An introductory treatment of electrostatics usually begins with Coulomb's law, the concepts of charge, the electric field and energy stored in the field, potential, capacitance, and so on. Poisson's and Laplace's equations soon appear.

Unfortunately, almost no real world problem can be solved in closed form using the latter equations. The most basic of electrostatic device analysis, the electric fields surrounding and the capacitance of a simple parallel plate capacitor, cannot be found.

Typically, a few interesting solution techniques, such as the separation of variables, are presented. Then the author has to choose a path. Other solution techniques such as conformal mapping can be shown; if the book is to be more than an introductory text, more formal materials such as Greene's functions can be introduced. In any case, the practitioner with real world geometries to be analyzed has been abandoned.

A book about numerical analysis techniques typically presents just that – numerical analysis techniques. The few examples presented are usually based as much on the ease of their presentation as on their ultimate usefulness.

My goal in writing this book is to present enough basic electrostatic theory as necessary to get into real world problems, then to present several of the available numerical techniques that are applicable to these problems, and finally to present numerous, detailed, examples showing how these techniques are applied. In other words, I am presenting the basics of electrostatics and several relevant numerical analysis techniques, with the emphasis on practical geometries.
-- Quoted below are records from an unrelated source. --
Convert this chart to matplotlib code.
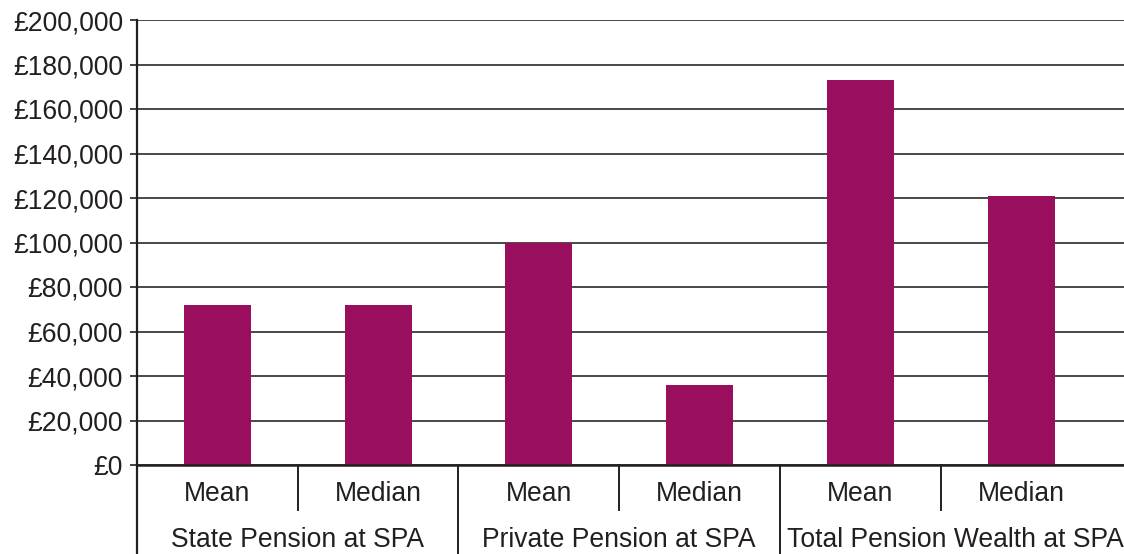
import numpy as np
import matplotlib.pyplot as plt
import matplotlib.transforms as mtransforms

plt.rcParams['font.family'] = ['Liberation Sans', 'DejaVu Sans']

groups = ["State Pension at SPA", "Private Pension at SPA", "Total Pension Wealth at SPA"]
stats = ["Mean", "Median"]
values = [72000, 72000, 100000, 36000, 173000, 121000]
yticks = [0, 20000, 40000, 60000, 80000, 100000, 120000, 140000, 160000, 180000, 200000]

bar_color = '#990F5D'
text_color = '#231F20'
fs = 19.1

fig = plt.figure(figsize=(11.24, 5.54), dpi=100)
ax = fig.add_axes([137 / 1124, 1 - 465 / 554, 1 - 137 / 1124, 445 / 554])

x = np.arange(len(values))
ax.bar(x, values, width=0.417, color=bar_color, zorder=3)

# plot area runs a little past the last category (cut at the right edge)
ax.set_xlim(-0.5, len(values) - 0.5 + 0.14)
ax.set_ylim(0, 200000)
ax.set_yticks(yticks)
ax.set_yticklabels(["£0" if v == 0 else f"£{v:,.0f}" for v in yticks],
                   fontsize=fs, color=text_color)
ax.tick_params(axis='y', length=5, width=1.2, color=text_color, pad=5)
ax.set_xticks([])
ax.yaxis.grid(True, color='#3a3a3a', linewidth=1.3, zorder=0)
ax.set_axisbelow(True)

for s in ['top', 'right']:
    ax.spines[s].set_visible(False)
ax.spines['left'].set_linewidth(1.6)
ax.spines['left'].set_color(text_color)
ax.spines['bottom'].set_linewidth(1.8)
ax.spines['bottom'].set_color(text_color)
ax.spines['bottom'].set_zorder(4)

# two level category axis below the plot
trans = mtransforms.blended_transform_factory(ax.transData, ax.transAxes)
px = 1 / 445  # one pixel in axes fraction (vertical)
for i, v in enumerate(values):
    ax.text(i, -29 * px, stats[i % 2], transform=trans, ha='center', va='center',
            fontsize=fs, color=text_color)
for g, name in enumerate(groups):
    if g == len(groups) - 1:
        # last group label is squeezed against the right edge
        ax.annotate(name, xy=(2 * g - 0.5, -75 * px), xycoords=trans,
                    xytext=(5, 0), textcoords='offset points', ha='left',
                    va='center', fontsize=fs, color=text_color)
    else:
        ax.text(2 * g + 0.5, -75 * px, name, transform=trans, ha='center', va='center',
                fontsize=fs, color=text_color)

# separators
for i in range(len(values)):
    left = i - 0.5
    if i % 2 == 0:
        ax.plot([left, left], [0, -89 * px], transform=trans, color=text_color,
                lw=1.4 if i > 0 else 1.6, clip_on=False)
    else:
        ax.plot([left, left], [0, -45 * px], transform=trans, color=text_color,
                lw=1.4, clip_on=False)

fig.savefig('out.png', dpi=100)
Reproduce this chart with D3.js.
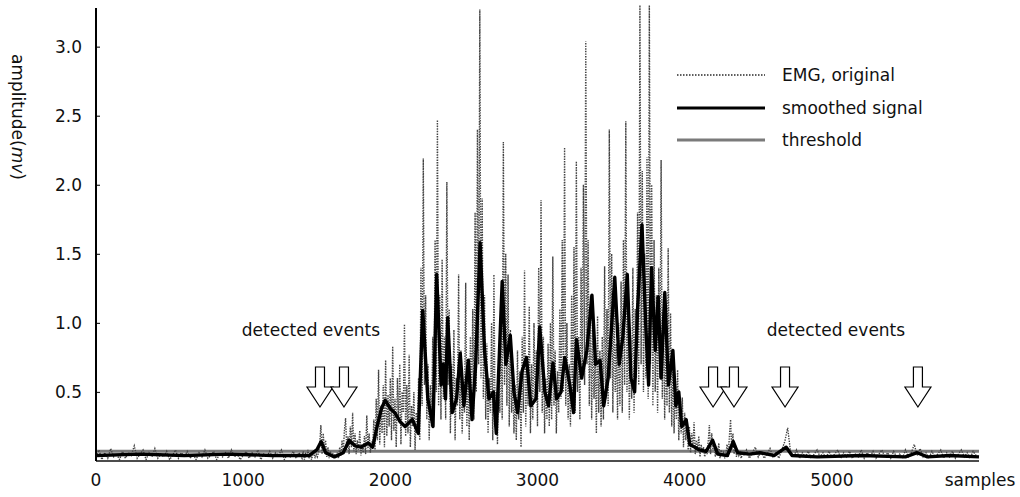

The numerical analysis of problems in fields such as electrostatics typically have three distinct phases:

1. Pre-processing. The conversion of the physical description of the problem to a data set that is meaningfully digestible to the numerical analysis program chosen for the job.
2. Numerical analysis. The calculations, based upon the data set describing the geometry and the chosen boundary conditions, resulting (typically) in an approximate solution for the voltage distribution over the chosen space.
3. Post-processing. Calculations and programming necessary to provide summary data such as capacitance and computer visualization of the results.

This book will concentrate on item 2, the numerical analysis. Three fundamental techniques – method of moments, finite difference, and finite elements – are introduced. Sample problems are presented and computer code that solves the problems is developed.

In order to accomplish the above, some pre-processing capability is necessary. Rather than develop this capability or simply request that the reader “get it done,” several freely available packages are introduced and basic tutorials on their usage are presented. These tutorials are not exhaustive; they introduce enough of the capabilities of these packages to allow the student to follow, replicate, and extensively modify the examples to the student’s own needs. No claims are being made that the packages chosen are the best possible choices for the job. They are, however, choices that work well.

Post-processing of numerical analysis results, in this book, is done on an ad-hoc basis. Calculating the capacitance of a structure is often very useful because, if the example structure has been analyzed by other techniques and the results published, accuracy of results can be compared. This comparison allows for a convenient, one number figure of merit for choices of resolution, approximate boundary conditions, and so on. Often, graphical interpretations of field, voltage, and/or charge distributions are presented. These are useful as a quick visual check on the boundary conditions and on gaining insight into the electrostatic properties (high field points, etc.) of the structure being studied.

With only one exception, all the numerical analysis, post-processing and graphics were created using MATLAB^®. This type of work is what MATLAB is designed to do. The analysis techniques presented convert partial differential equations into sets of linear equations with coefficients and variables represented by matrices and vectors. MATLAB is a scientific programming language designed with the matrix as the fundamental data type. The language is expressive, the available function list extensive and the easily used graphics superb.

MATLAB is fundamentally an interpreted computer language. It achieves impressive processing speeds by providing a liberal assortment of precompiled functions. Preparing user-written code for these functions involves a procedure that MATLAB calls “vectorizing.” Vectorizing means not writing explicit loops to process array elements because the language itself allows processing of all of the array elements simultaneously. From an authoring point of view, this raises a question: Should demonstration code be vectorized as much as possible in the name of program execution speed or should demonstration code be written to explicitly parallel the derivations of the formulas in the text in the name of pedagogical clarity?

There is no absolutely right answer to the above question. In every case in this book judgment calls were made – vectorized code is shown when the algorithm seems “clear enough.” This compromise, like all compromises, won’t please everybody every time; ideally, it will please enough readers enough of the time.

The problems at the end of the chapters were written, as much as possible, to be extensions of the chapters, rather than “verify XXX or put numbers into YYYY.” Many of the problems involve modifying existing or writing new MATLAB code, leading to capabilities that were not presented in the chapters’ materials. When the thrust of the problem isn’t to extend the modeling capability, it is to make a point about the electrostatics issues involved in the example being treated. In all cases, solving the problems and reading the solution discussions will be an integral part of the learning process.

Solutions to end-of-chapter exercises may be found at the book companion site, www.wiley.com/go/numerelectrostatics. Additional resources may be found at www.lawrencedworsky.com.